TOKYO -- Asian tech industry suppliers are bracing for a global slowdown in demand this year as they battle against the impact of the U.S.-China trade war and a saturated smartphone market.
Earnings forecasts for tech companies show dim prospects. Taiwan Semiconductor Manufacturing Co., the world's largest chip foundry and a key Apple supplier, forecasts its operating profit in the three months ending March to drop by more than 20% from the previous year.
SK Hynix's fourth-quarter operating profit dropped 32% from the previous quarter, with the company citing a rapid change in memory market conditions. Nanya's quarterly net profit plunged about 40%. The company said it would cut capital expenditure by 50% in 2019 in response to market conditions.

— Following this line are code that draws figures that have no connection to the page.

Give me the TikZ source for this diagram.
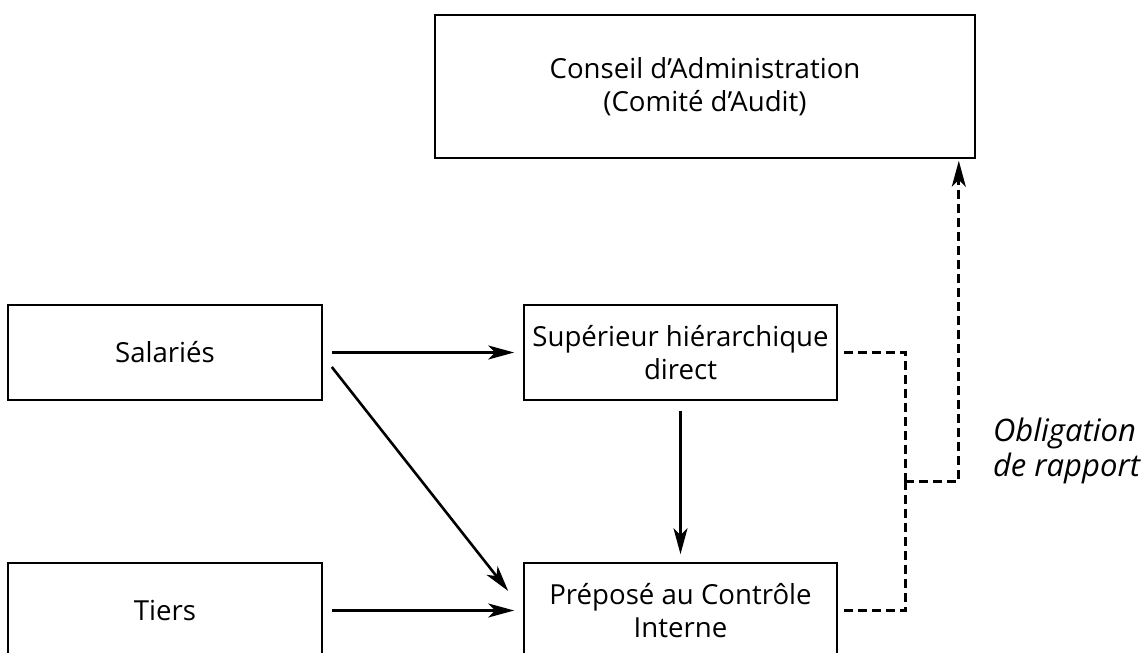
\documentclass[tikz,border=0pt]{standalone}
\usepackage{fontspec}
\setmainfont{Open Sans}
\usetikzlibrary{arrows.meta,calc}

\tikzset{
  box/.style={draw, line width=0.8pt, minimum width=157pt, minimum height=47.5pt,
    align=center, inner sep=0pt, font=\fontsize{13.8}{16.8}\selectfont},
  tip/.style={-{Stealth[length=13pt,width=7pt,inset=3.5pt]}},
  flow/.style={line width=1.3pt, tip, shorten <=4.5pt, shorten >=4.5pt},
  report/.style={line width=1.5pt, dash pattern=on 4.5pt off 2.5pt}
}

\begin{document}
\begin{tikzpicture}[x=0.5pt,y=-0.5pt]
  \useasboundingbox (0,0) rectangle (1142,653);

  % boxes
  \node[box, minimum width=270pt, minimum height=71.5pt] (conseil) at (705,86.5)
    {Conseil d'Administration\\(Comité d'Audit)};
  \node[box] (salaries) at (165,352.5) {Salariés};
  \node[box] (tiers) at (165,610.5) {Tiers};
  \node[box, minimum width=156.5pt] (superieur) at (680.5,352.5)
    {Supérieur hiérarchique\\direct};
  \node[box, minimum width=156.5pt] (prepose) at (680.5,610.5)
    {Préposé au Contrôle\\Interne};

  % hierarchy
  \draw[flow] (salaries.east) -- (superieur.west);
  \draw[flow] (tiers.east) -- (prepose.west);
  \draw[flow, shorten <=0pt, shorten >=0pt]
    ([shift={(9,14.5)}]salaries.east) -- ([shift={(-15,-19.5)}]prepose.west);
  \draw[flow, shorten <=5pt, shorten >=4pt] (superieur.south) -- (prepose.north);

  % reporting duty
  \coordinate (bus) at (905,481);
  \draw[report] ([xshift=3pt]superieur.east) -| (bus);
  \draw[report] ([xshift=3pt]prepose.east) -| (bus);
  \draw[report, tip, shorten >=1pt]
    (bus) -| ([xshift=-8.5pt]conseil.south east);
  \node[anchor=west, align=left, font=\fontsize{15.5}{17.5}\selectfont\itshape]
    (obligation) at (986,451) {Obligation\\de rapport};
\end{tikzpicture}
\end{document}
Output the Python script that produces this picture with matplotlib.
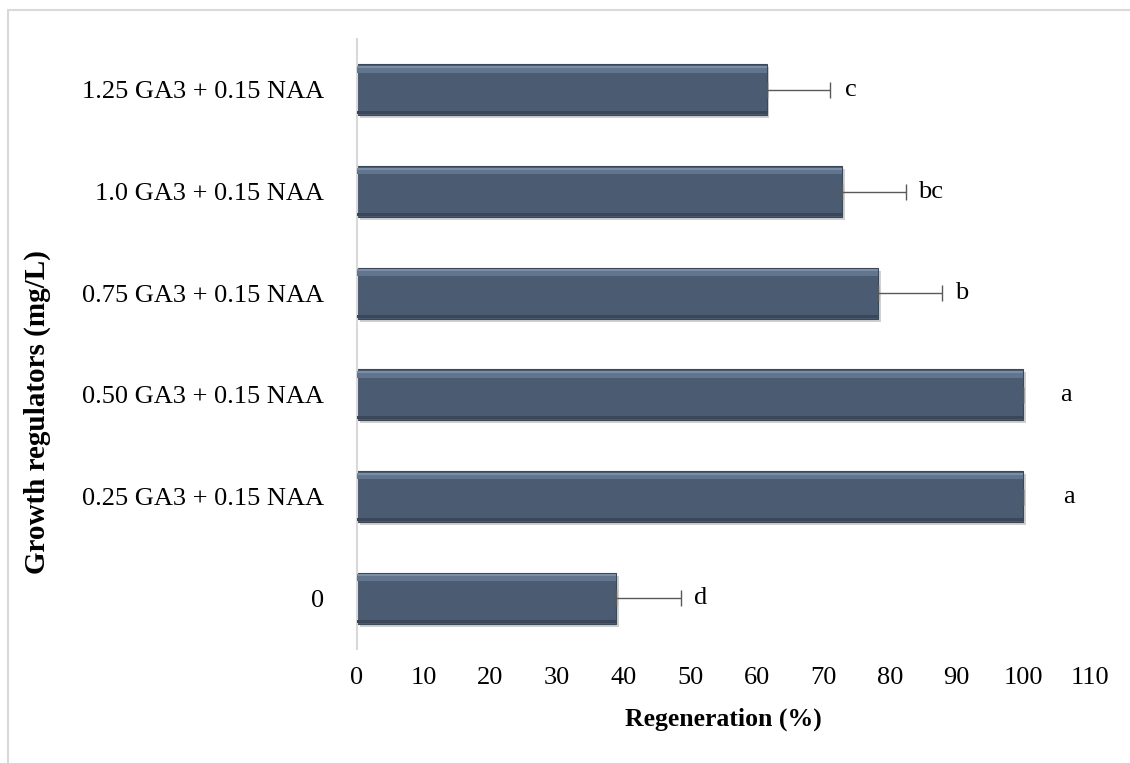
import matplotlib.pyplot as plt
import numpy as np
from matplotlib.patches import Rectangle

plt.rcParams['font.family'] = ['Liberation Serif', 'DejaVu Serif']

TREATMENTS = ['0', '0.25 GA3 + 0.15 NAA', '0.50 GA3 + 0.15 NAA',
              '0.75 GA3 + 0.15 NAA', '1.0 GA3 + 0.15 NAA', '1.25 GA3 + 0.15 NAA']
REGEN = [38.9, 100, 100, 78.2, 72.8, 61.5]
ERR = [9.7, 0, 0, 9.6, 9.6, 9.5]
LETTERS = ['d', 'a', 'a', 'b', 'bc', 'c']

fig = plt.figure(figsize=(11.3, 7.63), dpi=100)
# light grey frame round the chart area
fig.patches.append(Rectangle((8 / 1130, -0.01), 1.2, 1 - 10 / 763 + 0.01,
                             transform=fig.transFigure, fill=False,
                             edgecolor='#d9d9d9', linewidth=1.5))
ax = fig.add_axes([357 / 1130, 1 - 649 / 763, (1090 - 357) / 1130, (649 - 39) / 763])

ypos = np.arange(len(TREATMENTS))
# soft shadow, bar, and bevel highlights
ax.barh(ypos - 0.03, REGEN, height=0.5, left=0.4, color='#d0d0d0', zorder=1)
ax.barh(ypos, REGEN, height=0.5, color='#4a5b72', edgecolor='#3a4858',
        linewidth=0.8, zorder=2)
ax.barh(ypos + 0.2, REGEN, height=0.06, color='#62758f', zorder=3)
ax.barh(ypos + 0.225, REGEN, height=0.02, color='#7b8ea8', zorder=3)
ax.barh(ypos - 0.225, REGEN, height=0.03, color='#3b4758', zorder=3)
ax.errorbar(REGEN, ypos, xerr=[np.zeros(len(ERR)), ERR], fmt='none',
            ecolor='#595959', elinewidth=1, capsize=6, capthick=1, zorder=4)

lab_off = [2.0, 6.0, 5.5, 2.0, 1.8, 2.2]
for y, v, e, t, o in zip(ypos, REGEN, ERR, LETTERS, lab_off):
    ax.text(v + e + o, y, t, va='center', ha='left', fontsize=19)

ax.set_xlim(0, 110)
ax.set_ylim(-0.5, len(TREATMENTS) - 0.5)
ax.set_xticks(np.arange(0, 111, 10))
ax.set_yticks(ypos)
ax.set_yticklabels(TREATMENTS)
ax.tick_params(axis='both', length=0, labelsize=19)
ax.tick_params(axis='y', pad=24)
ax.tick_params(axis='x', pad=13)
for s in ['top', 'right', 'bottom']:
    ax.spines[s].set_visible(False)
ax.spines['left'].set_color('#d9d9d9')
ax.spines['left'].set_linewidth(1.5)

ax.set_xlabel('Regeneration (%)', fontsize=18.5, fontweight='bold', labelpad=13)
ax.set_ylabel('Growth regulators (mg/L)', fontsize=21, fontweight='bold')
ax.yaxis.set_label_coords(-0.418, 0.389)

fig.savefig('out.png', dpi=100)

South Korea's Samsung Electronics said it will log its first decline in operating profit in two years for the October-December quarter, while LG Electronics forecasts an 80% drop in operating profit for the same period.
South Korean chip exports to mainland China and Hong Kong fell 19% in December, while the total value of Taiwan's exports to those markets slid 9.9%. About 40% of exports from tech-heavy Taiwan go to China.
The U.S.-China trade war and a maturing smartphone market are among the key factors weighing on Asian tech companies' earnings outlook.
The negative impact is not confined to the semiconductor sector. LCD panel maker Japan Display logged an operating loss of 14.4 billion yen ($131 million) for the nine months ended in September, with sales down more than 40% on the year.
Other players, such as chipmaking equipment supplier Tokyo Electron, have downgraded their earnings forecasts.
Nikkei calculates that October-December orders for electronic parts fell 3% on the year to 1.53 trillion yen, the first decline in nine quarters, for Japanese suppliers Murata Manufacturing, TDK, Kyocera, Nidec, Nitto Denko and Alps Alpine, formerly Alps Electric. Though automobile-related sales remained relatively strong, major declines in smartphone components ended a growth streak that had lasted since late 2016.
China's economic slowdown contributed to a downturn in demand for electronic parts. Smartphone production volumes in China have been falling since September, with December notching a nearly 10% decline. Taiwan-based contract manufacturer Hon Hai Precision Industry, better known as Foxconn, has cut around 50,000 seasonal workers from its biggest Chinese smartphone production center in Zhengzhou, Henan Province.
Japanese exports of semiconductor manufacturing equipment to China plunged 34% on the year to 69.2 billion yen in December, according to customs data published here on Jan. 23, as the technology slowdown in China shows no signs of abating. Last month's figure is about half of August's high of 127.4 billion yen.
China's orders of Japanese machine tools, used to make devices like smartphones, dropped 56.4% in December, the Japan Machine Tool Builders' Association reported on Jan. 23, for a 10th straight month of declines.
"We do not believe this is the bottom," said association Chairman Yukio Iimura, who also chairs Toshiba Machine.
Partly to blame is a slowdown in U.S. tech companies' building of data centers. Capital investment by Google, Apple, Amazon.com, Microsoft and Facebook fell in the second and third quarters of last year. Data centers require large amounts of memory, much of which is manufactured in China.
China's own tech companies are also suffering, raising the possibility that worsening employment conditions in the sector could blunt consumer spending, further depressing demand for devices like smartphones.
Semiconductor demand is expected to grow in the long term, powered by factors like the expansion of the data economy. But given the uncertainty created by factors like the U.S.-China trade war, some caution that "this downswing may last longer than normal," in the words of analyst Takeru Hanaya at SMBC Nikko Securities.